In weighing the threat from vessel strikes, NMFS assumed that all project vessels would travel at “slow speeds, less than 6 knots” (6.9 miles per hour) in the construction zone. Riverkeeper has observed project vessels routinely traveling at much faster speeds in the zone, including wide areas of shallow water where sturgeon are in close proximity to vessels and their dangerous propellers. NMFS states that “sturgeon may also be better able to avoid slow moving vessels than fast ones.”
The reality is, the DEC records indicate that more than 50 percent of the sturgeon found dead had signs of vessel or propeller strikes.

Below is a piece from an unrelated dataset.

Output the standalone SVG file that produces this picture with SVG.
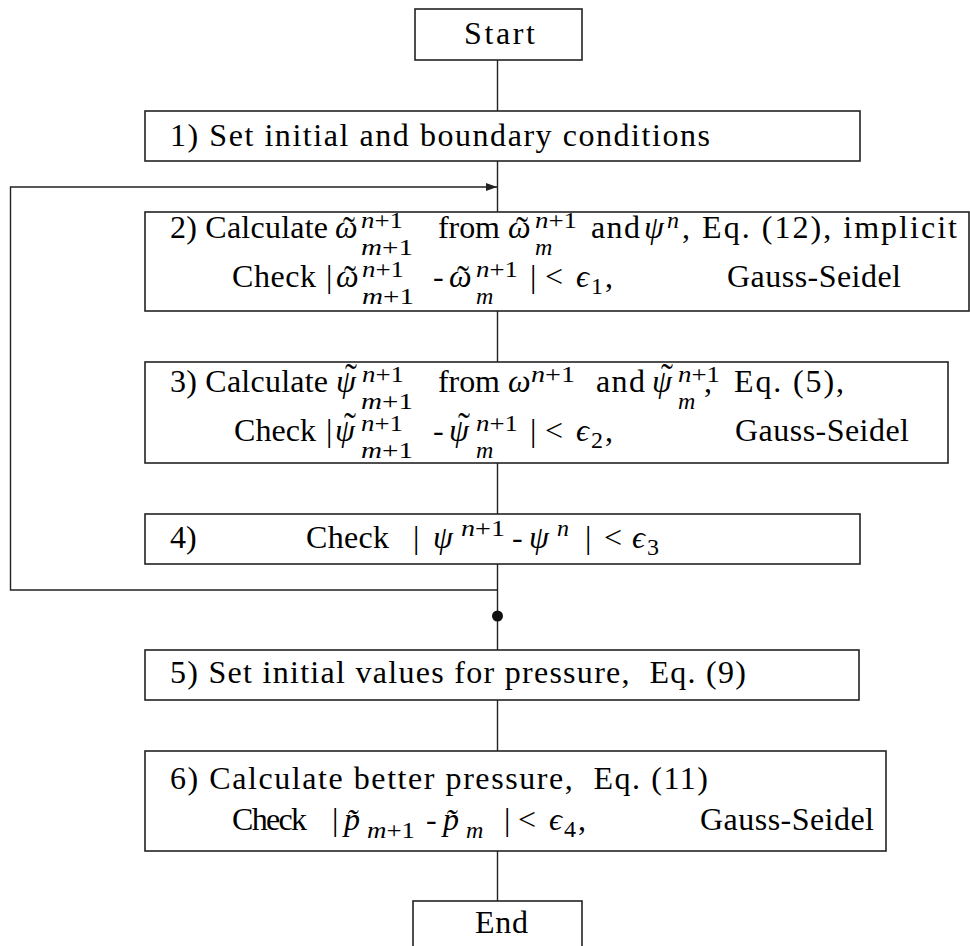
<svg xmlns="http://www.w3.org/2000/svg" width="970" height="946" viewBox="0 0 970 946">
<defs>
<style>
text{font-family:'Liberation Serif','Times New Roman',serif;font-size:32px;fill:#000}
.i{font-style:italic}
.s{font-size:24px}
.tl{font-size:36px;text-anchor:middle}
.box{fill:#fff;stroke:#222;stroke-width:1.6}
.ln{stroke:#222;stroke-width:1.4;fill:none}
</style>
<marker id="ah" markerWidth="12" markerHeight="8" refX="11" refY="4" orient="auto" markerUnits="userSpaceOnUse">
<path d="M0,0 L11,4 L0,8 Z" fill="#222"/>
</marker>
</defs>
<rect width="970" height="946" fill="#fff"/>
<g id="connectors">
<line class="ln" x1="497.5" y1="60" x2="497.5" y2="111"/>
<line class="ln" x1="497.5" y1="161" x2="497.5" y2="212"/>
<line class="ln" x1="497.5" y1="311" x2="497.5" y2="362"/>
<line class="ln" x1="497.5" y1="463" x2="497.5" y2="514"/>
<line class="ln" x1="497.5" y1="564" x2="497.5" y2="650"/>
<line class="ln" x1="497.5" y1="700" x2="497.5" y2="751"/>
<line class="ln" x1="497.5" y1="851" x2="497.5" y2="901"/>
<polyline class="ln" points="497.5,590 10.5,590 10.5,187 497,187" marker-end="url(#ah)"/>
<circle cx="497.5" cy="616" r="5.5" fill="#111"/>
</g>
<g id="start">
<rect class="box" x="415" y="9" width="167" height="51"/>
<text x="464" y="44" textLength="71">Start</text>
</g>
<g id="step1">
<rect class="box" x="145" y="111" width="715" height="50"/>
<text x="170" y="146" textLength="540">1) Set initial and boundary conditions</text>
</g>
<g id="step2">
<rect class="box" x="145" y="212" width="824" height="99"/>
<text x="170" y="238" textLength="158">2) Calculate</text>
<text class="i" x="335" y="238">ω</text>
<text class="tl" x="349" y="242">˜</text>
<text class="s" x="361" y="228" textLength="42" lengthAdjust="spacingAndGlyphs"><tspan class="i">n</tspan>+1</text>
<text class="s i" x="361" y="255" textLength="52" lengthAdjust="spacingAndGlyphs">m<tspan font-style="normal">+1</tspan></text>
<text x="438" y="238" textLength="62">from</text>
<text class="i" x="508" y="238">ω</text>
<text class="tl" x="522" y="242">˜</text>
<text class="s" x="535" y="228" textLength="42" lengthAdjust="spacingAndGlyphs"><tspan class="i">n</tspan>+1</text>
<text class="s i" x="535" y="255">m</text>
<text x="591" y="238" textLength="49">and</text>
<text class="i" x="644" y="238">ψ</text>
<text class="s i" x="667" y="228">n</text>
<text x="682" y="238" textLength="275">, Eq. (12), implicit</text>
<text x="232" y="287" textLength="84">Check</text>
<text x="326" y="287">|</text>
<text class="i" x="336" y="287">ω</text>
<text class="tl" x="350" y="291">˜</text>
<text class="s" x="362" y="277" textLength="42" lengthAdjust="spacingAndGlyphs"><tspan class="i">n</tspan>+1</text>
<text class="s i" x="362" y="304" textLength="52" lengthAdjust="spacingAndGlyphs">m<tspan font-style="normal">+1</tspan></text>
<text x="433" y="287">-</text>
<text class="i" x="449" y="287">ω</text>
<text class="tl" x="463" y="291">˜</text>
<text class="s" x="476" y="277" textLength="42" lengthAdjust="spacingAndGlyphs"><tspan class="i">n</tspan>+1</text>
<text class="s i" x="476" y="304">m</text>
<text x="530" y="287">|</text>
<text x="545" y="287">&lt;</text>
<text class="i" x="576" y="287">ϵ</text>
<text class="s" x="591" y="294">1</text>
<text x="605" y="287">,</text>
<text x="727" y="287" textLength="174">Gauss-Seidel</text>
</g>
<g id="step3">
<rect class="box" x="145" y="362" width="803" height="101"/>
<text x="170" y="392" textLength="158">3) Calculate</text>
<text class="i" x="336" y="392">ψ</text>
<text class="tl" x="351" y="389">˜</text>
<text class="s" x="362" y="382" textLength="42" lengthAdjust="spacingAndGlyphs"><tspan class="i">n</tspan>+1</text>
<text class="s i" x="361" y="409" textLength="52" lengthAdjust="spacingAndGlyphs">m<tspan font-style="normal">+1</tspan></text>
<text x="438" y="392" textLength="62">from</text>
<text class="i" x="508" y="392">ω</text>
<text class="s" x="531" y="382" textLength="44" lengthAdjust="spacingAndGlyphs"><tspan class="i">n</tspan>+1</text>
<text x="596" y="392" textLength="49">and</text>
<text class="i" x="652" y="392">ψ</text>
<text class="tl" x="667" y="389">˜</text>
<text class="s" x="678" y="382" textLength="42" lengthAdjust="spacingAndGlyphs"><tspan class="i">n</tspan>+1</text>
<text class="s i" x="678" y="409">m</text>
<text x="704" y="392">,</text>
<text x="734" y="392" textLength="110">Eq. (5),</text>
<text x="234" y="441" textLength="82">Check</text>
<text x="326" y="441">|</text>
<text class="i" x="335" y="441">ψ</text>
<text class="tl" x="350" y="438">˜</text>
<text class="s" x="361" y="431" textLength="42" lengthAdjust="spacingAndGlyphs"><tspan class="i">n</tspan>+1</text>
<text class="s i" x="361" y="458" textLength="52" lengthAdjust="spacingAndGlyphs">m<tspan font-style="normal">+1</tspan></text>
<text x="433" y="441">-</text>
<text class="i" x="449" y="441">ψ</text>
<text class="tl" x="464" y="438">˜</text>
<text class="s" x="476" y="431" textLength="42" lengthAdjust="spacingAndGlyphs"><tspan class="i">n</tspan>+1</text>
<text class="s i" x="476" y="458">m</text>
<text x="530" y="441">|</text>
<text x="545" y="441">&lt;</text>
<text class="i" x="576" y="441">ϵ</text>
<text class="s" x="591" y="448">2</text>
<text x="605" y="441">,</text>
<text x="735" y="441" textLength="174">Gauss-Seidel</text>
</g>
<g id="step4">
<rect class="box" x="145" y="514" width="715" height="50"/>
<text x="170" y="548">4)</text>
<text x="306" y="548" textLength="83">Check</text>
<text x="413" y="548">|</text>
<text class="i" x="433" y="548">ψ</text>
<text class="s" x="461" y="536" textLength="44" lengthAdjust="spacingAndGlyphs"><tspan class="i">n</tspan>+1</text>
<text x="512" y="548">-</text>
<text class="i" x="529" y="548">ψ</text>
<text class="s i" x="557" y="536">n</text>
<text x="585" y="548">|</text>
<text x="604" y="548">&lt;</text>
<text class="i" x="632" y="548">ϵ</text>
<text class="s" x="647" y="555">3</text>
</g>
<g id="step5">
<rect class="box" x="145" y="650" width="714" height="50"/>
<text x="170" y="683" textLength="576" xml:space="preserve">5) Set initial values for pressure,  Eq. (9)</text>
</g>
<g id="step6">
<rect class="box" x="145" y="751" width="741" height="100"/>
<text x="170" y="789" textLength="538" xml:space="preserve">6) Calculate better pressure,  Eq. (11)</text>
<text x="232" y="830" textLength="75">Check</text>
<text x="332" y="830">|</text>
<text class="i" x="344" y="830">p̃</text>
<text class="s i" x="367" y="838" textLength="48" lengthAdjust="spacingAndGlyphs">m<tspan font-style="normal">+1</tspan></text>
<text x="426" y="830">-</text>
<text class="i" x="443" y="830">p̃</text>
<text class="s i" x="466" y="838">m</text>
<text x="504" y="830">|</text>
<text x="518" y="830">&lt;</text>
<text class="i" x="549" y="830">ϵ</text>
<text class="s" x="564" y="837">4</text>
<text x="578" y="830">,</text>
<text x="700" y="830" textLength="174">Gauss-Seidel</text>
</g>
<g id="end">
<rect class="box" x="413" y="901" width="169" height="60"/>
<text x="475" y="933" textLength="53">End</text>
</g>
</svg>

Riverkeeper seeks enforcement of the speed limit and other protective measures that are best determined by fisheries experts but that could include propeller cages or jet-powered boats to reduce the risk to sturgeon.
By reinitiating consultation, the agency will determine whether increased protections are necessary to protect sturgeon from bridge construction activities, and if so, what those protections should be. According to the Fisheries Service, this process should be completed later this fall.